Ah, that was the problem. It was supposed to be secret, but as Voltaire described it, this was a ‘great ceremony’. It seems to me that he got a little bit confused by it all. But, as I say, maybe some earthquakes were indeed prevented by the ‘auto da fe’. Imagine how many there would otherwise have been. As the Grand Inquisitor might have said, ‘Next time no more Mr Nice Guy!’

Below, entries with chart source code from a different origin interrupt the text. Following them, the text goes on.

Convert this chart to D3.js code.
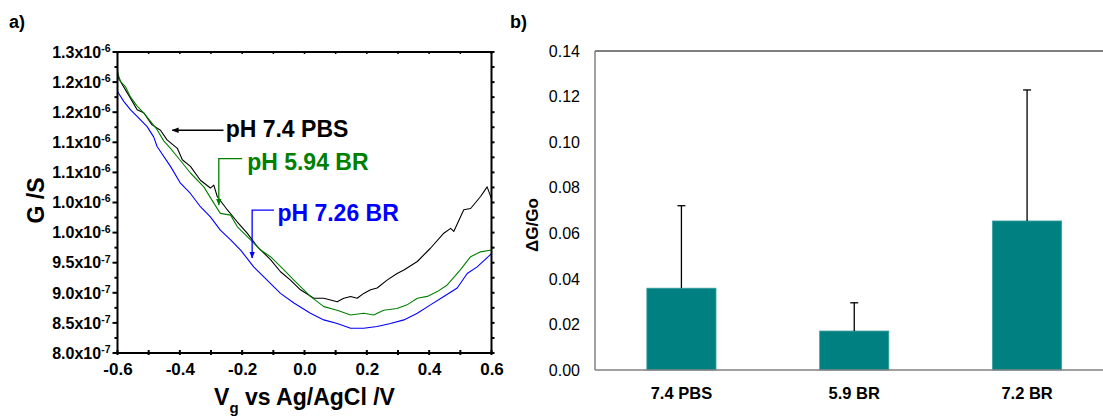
<!DOCTYPE html>
<html>
<head>
<meta charset="utf-8">
<script src="https://cdn.jsdelivr.net/npm/d3@7"></script>
<style>
  html, body { margin: 0; padding: 0; background: #fff; }
  svg { display: block; font-family: Arial, "Liberation Sans", sans-serif; }
</style>
</head>
<body>
<svg id="fig" width="1103" height="417"></svg>
<script>
// ---- Panel a: conductance vs gate voltage (G in units of 1e-7 S) ----
const pbsV = [-0.6, -0.596, -0.58, -0.558, -0.537, -0.516, -0.489, -0.462, -0.441, -0.408, -0.392, -0.366, -0.334, -0.302, -0.291, -0.28, -0.248, -0.216, -0.184, -0.152, -0.109, -0.077, -0.045, -0.013, 0.03, 0.062, 0.105, 0.126, 0.148, 0.169, 0.19, 0.212, 0.233, 0.265, 0.297, 0.319, 0.362, 0.404, 0.447, 0.469, 0.479, 0.511, 0.533, 0.565, 0.586, 0.6];
const pbsG = [12.60, 12.56, 12.42, 12.23, 12.04, 11.99, 11.79, 11.70, 11.54, 11.40, 11.21, 11.10, 10.87, 10.74, 10.79, 10.60, 10.38, 10.18, 9.99, 9.77, 9.55, 9.35, 9.21, 9.05, 8.91, 8.91, 8.85, 8.91, 8.94, 8.91, 8.99, 9.05, 9.08, 9.21, 9.32, 9.38, 9.52, 9.74, 9.99, 10.07, 10.02, 10.38, 10.40, 10.60, 10.76, 10.56];

const br594V = [-0.6, -0.596, -0.59, -0.574, -0.558, -0.537, -0.516, -0.494, -0.473, -0.451, -0.43, -0.408, -0.366, -0.323, -0.291, -0.27, -0.237, -0.216, -0.173, -0.141, -0.109, -0.066, -0.034, 0.019, 0.062, 0.105, 0.148, 0.19, 0.222, 0.254, 0.297, 0.329, 0.362, 0.394, 0.426, 0.458, 0.5, 0.533, 0.565, 0.6];
const br594G = [12.68, 12.60, 12.51, 12.42, 12.25, 12.10, 11.99, 11.85, 11.71, 11.52, 11.40, 11.26, 10.99, 10.76, 10.49, 10.32, 10.29, 10.10, 9.88, 9.71, 9.60, 9.38, 9.21, 8.94, 8.77, 8.71, 8.63, 8.66, 8.63, 8.71, 8.74, 8.80, 8.91, 8.94, 9.02, 9.13, 9.38, 9.60, 9.68, 9.71];

const br726V = [-0.6, -0.596, -0.58, -0.558, -0.537, -0.505, -0.484, -0.473, -0.43, -0.398, -0.366, -0.334, -0.302, -0.27, -0.237, -0.205, -0.163, -0.12, -0.077, -0.034, 0.019, 0.062, 0.105, 0.148, 0.19, 0.233, 0.276, 0.319, 0.362, 0.404, 0.447, 0.49, 0.522, 0.554, 0.6];
const br726G = [12.35, 12.31, 12.18, 12.04, 11.93, 11.76, 11.59, 11.43, 11.10, 10.82, 10.65, 10.43, 10.26, 10.04, 9.88, 9.71, 9.43, 9.21, 8.99, 8.83, 8.66, 8.55, 8.49, 8.41, 8.41, 8.44, 8.49, 8.55, 8.66, 8.80, 8.94, 9.08, 9.32, 9.43, 9.65];

const voltTicks = [-0.6, -0.4, -0.2, 0.0, 0.2, 0.4, 0.6];
const condTicks = [13, 12.5, 12, 11.5, 11, 10.5, 10, 9.5, 9, 8.5, 8];
const condTickMantissa = ["1.3", "1.2", "1.2", "1.1", "1.1", "1.0", "1.0", "9.5", "9.0", "8.5", "8.0"];
const condTickExponent = ["-6", "-6", "-6", "-6", "-6", "-6", "-6", "-7", "-7", "-7", "-7"];

// ---- Panel b: relative conductance change ----
const solutions = ["7.4 PBS", "5.9 BR", "7.2 BR"];
const deltaG = [0.0359, 0.0171, 0.0654];
const deltaGErr = [0.0362, 0.0124, 0.0575];
const deltaTicks = [0, 0.02, 0.04, 0.06, 0.08, 0.10, 0.12, 0.14];

const svg = d3.select("#fig");

// ================= Panel a =================
const ax = { left: 117.5, right: 491.5, top: 52, bottom: 353 };
const x = d3.scaleLinear().domain([-0.6, 0.6]).range([ax.left, ax.right]);
const y = d3.scaleLinear().domain([8, 13]).range([ax.bottom, ax.top]);

const pa = svg.append("g");

// clip curves to plot frame
svg.append("defs").append("clipPath").attr("id", "clipA")
  .append("rect").attr("x", ax.left).attr("y", ax.top)
  .attr("width", ax.right - ax.left).attr("height", ax.bottom - ax.top);

const line = d3.line().x(d => x(d[0])).y(d => y(d[1]));
const series = [
  { v: pbsV, g: pbsG, color: "#000000" },
  { v: br594V, g: br594G, color: "#008000" },
  { v: br726V, g: br726G, color: "#0000ff" }
];
const curves = pa.append("g").attr("clip-path", "url(#clipA)");
series.forEach(s => {
  curves.append("path")
    .datum(s.v.map((v, i) => [v, s.g[i]]))
    .attr("d", line)
    .attr("fill", "none")
    .attr("stroke", s.color)
    .attr("stroke-width", 1.1)
    .attr("stroke-linejoin", "round");
});

// frame
pa.append("rect")
  .attr("x", ax.left).attr("y", ax.top)
  .attr("width", ax.right - ax.left).attr("height", ax.bottom - ax.top)
  .attr("fill", "none").attr("stroke", "#000").attr("stroke-width", 2);

// bottom axis
const xAxis = d3.axisBottom(x).tickValues(voltTicks).tickSize(0).tickPadding(10)
  .tickFormat(d3.format(".1f"));
const gx = pa.append("g").attr("transform", `translate(0,${ax.bottom})`).call(xAxis);
gx.select(".domain").remove();
gx.selectAll("text").attr("font-size", 17).attr("font-weight", "bold")
  .attr("font-family", "Arial, 'Liberation Sans', sans-serif").attr("fill", "#000")
  .text(d => d3.format(".1f")(d).replace("−", "-"));

const xMinor = d3.range(-0.6, 0.61, 0.1).map(v => +v.toFixed(2));
pa.append("g").selectAll("line").data(xMinor).join("line")
  .attr("x1", d => x(d)).attr("x2", d => x(d))
  .attr("y1", ax.bottom + 2).attr("y2", ax.bottom - 3)
  .attr("stroke", "#000").attr("stroke-width", 2);
pa.append("g").selectAll("line").data(xMinor).join("line")
  .attr("x1", d => x(d)).attr("x2", d => x(d))
  .attr("y1", ax.top).attr("y2", ax.top + 2)
  .attr("stroke", "#000").attr("stroke-width", 1.5);

// left axis ticks and labels
const yMinor = d3.range(8, 13.01, 0.25).map(v => +v.toFixed(2));
pa.append("g").selectAll("line").data(yMinor).join("line")
  .attr("x1", d => ax.left - (Math.abs(d * 2 - Math.round(d * 2)) < 1e-6 ? 5 : 3))
  .attr("x2", ax.left)
  .attr("y1", d => y(d)).attr("y2", d => y(d))
  .attr("stroke", "#000").attr("stroke-width", 2);
pa.append("g").selectAll("line").data(yMinor).join("line")
  .attr("x1", ax.right).attr("x2", ax.right + 3)
  .attr("y1", d => y(d)).attr("y2", d => y(d))
  .attr("stroke", "#000").attr("stroke-width", 2);

const yl = pa.append("g").selectAll("text").data(condTicks).join("text")
  .attr("x", ax.left - 7).attr("y", d => y(d)).attr("dy", "0.36em")
  .attr("text-anchor", "end").attr("font-size", 16).attr("font-weight", "bold");
yl.append("tspan").text((d, i) => condTickMantissa[i] + "x10");
yl.append("tspan").attr("dy", "-0.55em").attr("font-size", 10.5)
  .text((d, i) => condTickExponent[i]);

// axis titles
pa.append("text")
  .attr("transform", `translate(44,${(ax.top + ax.bottom) / 2 - 2}) rotate(-90)`)
  .attr("text-anchor", "middle").attr("font-size", 23).attr("font-weight", "bold")
  .text("G /S");
const xt = pa.append("text").attr("x", (ax.left + ax.right) / 2).attr("y", 405)
  .attr("text-anchor", "middle").attr("font-size", 23).attr("font-weight", "bold");
xt.append("tspan").text("V");
xt.append("tspan").attr("font-size", 15).attr("dy", 8).text("g");
xt.append("tspan").attr("dy", -8).text(" vs Ag/AgCl /V");

pa.append("text").attr("x", 9).attr("y", 28).attr("font-size", 18)
  .attr("font-weight", "bold").text("a)");

// annotations with leader arrows
const defs = svg.select("defs");
[["arrBlack", "#000"], ["arrGreen", "#008000"], ["arrBlue", "#0000ff"]].forEach(([id, c]) => {
  defs.append("marker").attr("id", id).attr("viewBox", "0 0 10 10")
    .attr("refX", 9).attr("refY", 5).attr("markerWidth", 7).attr("markerHeight", 7)
    .attr("markerUnits", "userSpaceOnUse").attr("orient", "auto")
    .append("path").attr("d", "M0,1 L10,5 L0,9 Z").attr("fill", c);
});
const notes = [
  { text: "pH 7.4 PBS", color: "#000", marker: "arrBlack",
    path: [[-0.26, 11.70], [-0.424, 11.70]], tx: -0.253, ty: 11.58 },
  { text: "pH 5.94 BR", color: "#008000", marker: "arrGreen",
    path: [[-0.20, 11.23], [-0.275, 11.23], [-0.275, 10.46]], tx: -0.184, ty: 11.04 },
  { text: "pH 7.26 BR", color: "#0000ff", marker: "arrBlue",
    path: [[-0.098, 10.375], [-0.168, 10.375], [-0.168, 9.58]], tx: -0.087, ty: 10.19 }
];
notes.forEach(n => {
  pa.append("path").attr("d", line(n.path)).attr("fill", "none")
    .attr("stroke", n.color).attr("stroke-width", 1.3)
    .attr("marker-end", `url(#${n.marker})`);
  pa.append("text").attr("x", x(n.tx)).attr("y", y(n.ty))
    .attr("font-size", 23).attr("font-weight", "bold").attr("fill", n.color)
    .text(n.text);
});

// ================= Panel b =================
const bx = { left: 595, right: 1113.5, top: 51, bottom: 370 };
const xb = d3.scaleBand().domain(solutions).range([bx.left, bx.right])
  .paddingInner(0.6).paddingOuter(0.3);
const yb = d3.scaleLinear().domain([0, 0.14]).range([bx.bottom, bx.top]);

const pb = svg.append("g");

pb.append("g").selectAll("rect").data(solutions).join("rect")
  .attr("x", d => xb(d)).attr("width", xb.bandwidth())
  .attr("y", (d, i) => yb(deltaG[i]))
  .attr("height", (d, i) => yb(0) - yb(deltaG[i]))
  .attr("fill", "#008080").attr("stroke", "#3a9e9e").attr("stroke-width", 0.8);

// error bars (upper half only)
const eb = pb.append("g").attr("stroke", "#000").attr("stroke-width", 1.3);
solutions.forEach((s, i) => {
  const cx = xb(s) + xb.bandwidth() / 2;
  eb.append("line").attr("x1", cx).attr("x2", cx)
    .attr("y1", yb(deltaG[i])).attr("y2", yb(deltaG[i] + deltaGErr[i]));
  eb.append("line").attr("x1", cx - 4).attr("x2", cx + 4)
    .attr("y1", yb(deltaG[i] + deltaGErr[i])).attr("y2", yb(deltaG[i] + deltaGErr[i]));
});

// frame lines
pb.append("line").attr("x1", bx.left).attr("x2", 1103)
  .attr("y1", bx.top).attr("y2", bx.top).attr("stroke", "#000").attr("stroke-width", 1.2);
pb.append("line").attr("x1", bx.left).attr("x2", bx.left)
  .attr("y1", bx.top).attr("y2", bx.bottom).attr("stroke", "#808080").attr("stroke-width", 1.5);
pb.append("line").attr("x1", bx.left).attr("x2", 1103)
  .attr("y1", bx.bottom).attr("y2", bx.bottom).attr("stroke", "#808080").attr("stroke-width", 1.5);

// tick labels
pb.append("g").selectAll("text").data(deltaTicks).join("text")
  .attr("x", 580).attr("y", d => yb(d)).attr("dy", "0.36em")
  .attr("text-anchor", "end").attr("font-size", 16).attr("fill", "#000")
  .text(d => d3.format(".2f")(d));
pb.append("g").selectAll("text").data(solutions).join("text")
  .attr("x", d => xb(d) + xb.bandwidth() / 2).attr("y", 399)
  .attr("text-anchor", "middle").attr("font-size", 16.5).attr("font-weight", "bold")
  .text(d => d);

pb.append("text")
  .attr("transform", `translate(538,225) rotate(-90)`)
  .attr("text-anchor", "middle").attr("font-size", 17).attr("font-weight", "bold")
  .text("ΔG/Go");

pb.append("text").attr("x", 510).attr("y", 28).attr("font-size", 18)
  .attr("font-weight", "bold").text("b)");
</script>
</body>
</html>
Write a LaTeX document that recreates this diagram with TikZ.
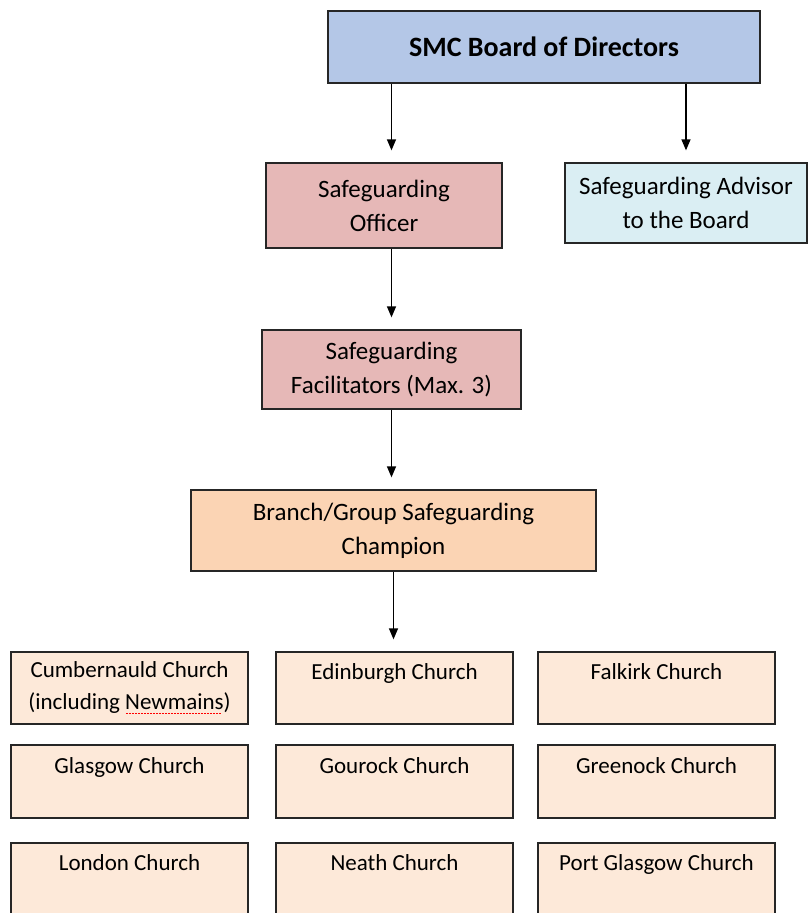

On a slightly more serious note, if you have never done so, read the chapter from Fyodor Dostoevsky’s The Brothers Karamazov called “The Grand Inquisitor”. It is chilling stuff. Read the whole book.
Sipu.
No more Mr Nice Guy indeed! 😉
I think on a more serious note that the message conveyed by Dostoevsky is very much on the same theme; the challenge of religion belief versus reason, and the suffering of mankind is senseless and questions the Christian philosophy that this is somehow ennobling.
Hello Bleuebelle.
Interesting extract. I read Candide for A’level so my memories of Voltaire’s message may be a little skewed, so I probably failed to understand your point.
I haven’t been around for the last few days so I’m trying to catch up! 🙂
Hello Ara…I posted this to counter (my own!) earlier blog about Voltaire in which I quoted him praising multiculturalism, or the coexistence of various Christian sects. I was talking about Candide this week with some students – we have been advised not to read it with them in class, owing to its gratuitously violent and subversive nature. Of course, once I said ‘don’t read this at home’, they immediately perked up and wanted to read it…
I should add that I wanted to write a blog about Voltaire, but then thought, why not just let him speak for himself?The translation is somewhat archaic, but Voltaire can tear straight through time and come straight at you…
So what changes?
All very well for the mockery then, what with the Italians who are currently taking the scientists to court for failing to predict the earthquake now a couple of hundred years later?
One despairs.
I know, Christina. Thanks one and all for the comments. I wonder if someone who published a similar satirical book today, attacking religious extremism,would fare any better…? Probably not.